Leiponen and Pantelis Koutroumpis, of the Imperial College Business School in London, reported their results in the March 15 online edition of the journal Telecommunications Policy, and in a forthcoming print issue.
One solution to poor coverage is a “femto-cell,” a device that connects to a phone service provider via the internet and broadcasts a cell phone signal over a small area, such as a single home or building floor. Along with the first cost of the device there is a fee for the service and a broadband internet connection is required, so this solution is mostly for the affluent.
But a cluster of femto-cells is a red flag identifying areas with poor coverage. Along with that clue the researchers drew on coverage data from the organization OpenSignal, which distributes a free app that measures signal strength. In return for running the app and sending in reports, users get information on signal strength and where to go to get a better signal.
This “crowdsourced” mapping showed that “access to mobile communication networks depends on income, population density and education,” the researchers said. An economic analysis in their paper shows how these factors enter into the providers’ decisions about where and how much to expand their service. This is the first such analysis, the authors said, because cell phone service providers have been reluctant to release information on the locations and coverage of their towers.
One reason poor service can depress the economy, Leiponen suggested, is that small businesses may not want to move into an area where they will not be able to communicate with their customers or their employees. Individuals, meanwhile, may find it harder to get and keep jobs, and will be deprived of information about goods and services and community issues. Affluent nations, the researchers point out, often have excellent mobile coverage. That coverage may be part of the reason for the affluence, they said.
“Creation of another digital divide is not societally desirable,” the authors conclude, and they suggest FCC regulations intended to provide equal access to internet service might be extended to include wireless providers.

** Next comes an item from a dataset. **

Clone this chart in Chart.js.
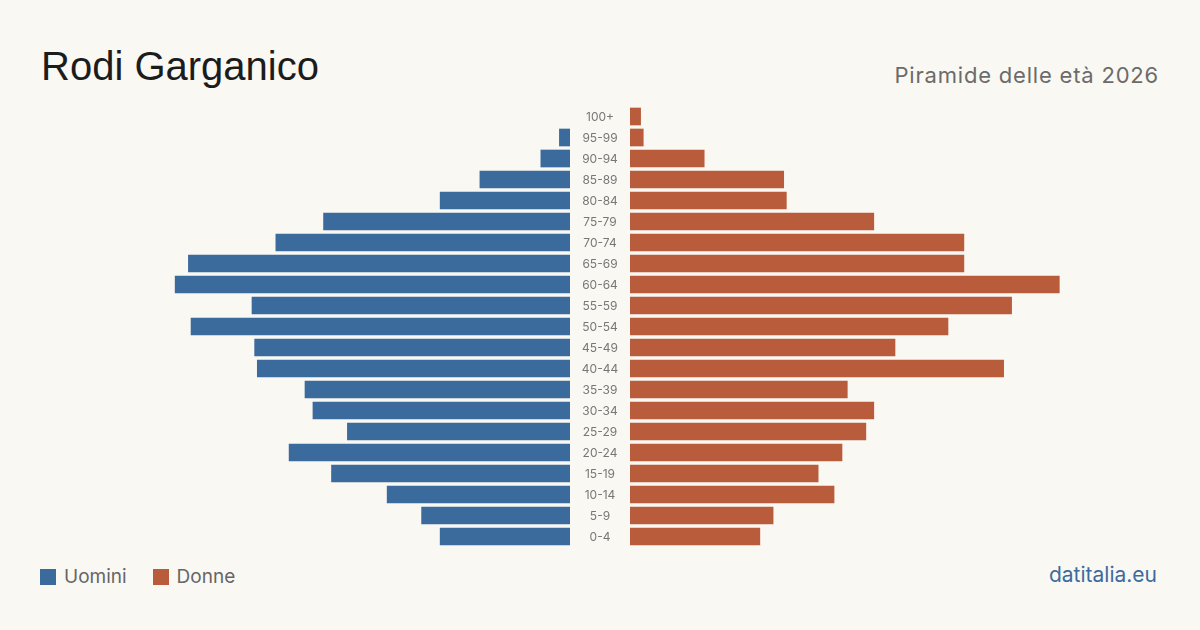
<!DOCTYPE html>
<html lang="it">
<head>
<meta charset="utf-8">
<script src="https://cdn.jsdelivr.net/npm/chart.js@4/dist/chart.umd.min.js"></script>
<style>
    html, body { margin: 0; padding: 0; }
    body { width: 1200px; height: 630px; background: #faf8f3; position: relative; overflow: hidden; font-family: Inter, "Noto Sans", sans-serif; }
    .title { position: absolute; left: 41px; top: 44px; font-family: "Liberation Sans", Arial, sans-serif; font-size: 40px; color: #1c1c1c; }
    .subtitle { position: absolute; right: 41px; top: 62px; font-size: 22px; letter-spacing: 0.8px; color: #6b6b6b; }
    .box { position: absolute; }
    #leftBox { left: 40px; top: 106px; width: 590px; height: 441px; }
    #rightBox { left: 630px; top: 106px; width: 530px; height: 441px; }
    .legend { position: absolute; left: 40px; top: 565px; font-size: 19px; color: #666; display: flex; align-items: center; }
    .legend span.sw { display: inline-block; width: 16px; height: 16px; margin-right: 8px; }
    .legend .item { display: flex; align-items: center; margin-right: 26px; }
    .source { position: absolute; right: 43px; top: 562px; font-size: 21px; color: #3d6b9e; }
</style>
</head>
<body>
<div class="title">Rodi Garganico</div>
<div class="subtitle">Piramide delle età 2026</div>
<div class="box" id="leftBox"><canvas id="menChart"></canvas></div>
<div class="box" id="rightBox"><canvas id="womenChart"></canvas></div>
<div class="legend">
    <div class="item"><span class="sw" style="background:#3b6a9c"></span>Uomini</div>
    <div class="item"><span class="sw" style="background:#b85c3c"></span>Donne</div>
</div>
<div class="source">datitalia.eu</div>

<script>
const ageGroups = ['100+', '95-99', '90-94', '85-89', '80-84', '75-79', '70-74', '65-69', '60-64', '55-59',
    '50-54', '45-49', '40-44', '35-39', '30-34', '25-29', '20-24', '15-19', '10-14', '5-9', '0-4'];
const men = [0, 4, 11, 34, 49, 93, 111, 144, 149, 120, 143, 119, 118, 100, 97, 84, 106, 90, 69, 56, 49];
const women = [4, 5, 28, 58, 59, 92, 126, 126, 162, 144, 120, 100, 141, 82, 92, 89, 80, 71, 77, 54, 49];
const axisMax = 200;

const blue = '#3b6a9c';
const red = '#b85c3c';

// age labels drawn in the gap between the two halves
const ageLabels = {
    id: 'ageLabels',
    afterDraw(chart) {
        const { ctx, chartArea, scales } = chart;
        ctx.save();
        ctx.fillStyle = '#777';
        ctx.font = '12px Inter';
        ctx.textAlign = 'center';
        ctx.textBaseline = 'middle';
        ageGroups.forEach((label, i) => {
            ctx.fillText(label, chartArea.right + 30, scales.y.getPixelForValue(i) + 1);
        });
        ctx.restore();
    }
};

const commonOptions = {
    indexAxis: 'y',
    responsive: true,
    maintainAspectRatio: false,
    animation: false,
    plugins: { legend: { display: false }, tooltip: { enabled: false } }
};

new Chart(document.getElementById('menChart'), {
    type: 'bar',
    data: {
        labels: ageGroups,
        datasets: [{ label: 'Uomini', data: men.map(v => v || null), backgroundColor: blue, barThickness: 17 }]
    },
    options: {
        ...commonOptions,
        layout: { padding: { left: 0, right: 60, top: 0, bottom: 0 } },
        scales: {
            x: { min: 0, max: axisMax, reverse: true, display: false },
            y: { display: false }
        }
    },
    plugins: [ageLabels]
});

new Chart(document.getElementById('womenChart'), {
    type: 'bar',
    data: {
        labels: ageGroups,
        datasets: [{ label: 'Donne', data: women, backgroundColor: red, barThickness: 17 }]
    },
    options: {
        ...commonOptions,
        layout: { padding: 0 },
        scales: {
            x: { min: 0, max: axisMax, display: false },
            y: { display: false }
        }
    }
});
</script>
</body>
</html>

The goal of their report, they said, is to identify and quantify the extent of the problem and open a conversation about communications policy.
At this writing the FCC has released an order to expand broadband access, including mobile broadband, to low-income households.
“This suggests the FCC is aware of the underlying policy issues, but probably not of the fact that mobile coverage varies so widely according to income levels, even within broader metropolitan and suburban areas,” Leiponen said. “[Our study shows that] underserved communities may not only be in rural parts of the country but almost anywhere.”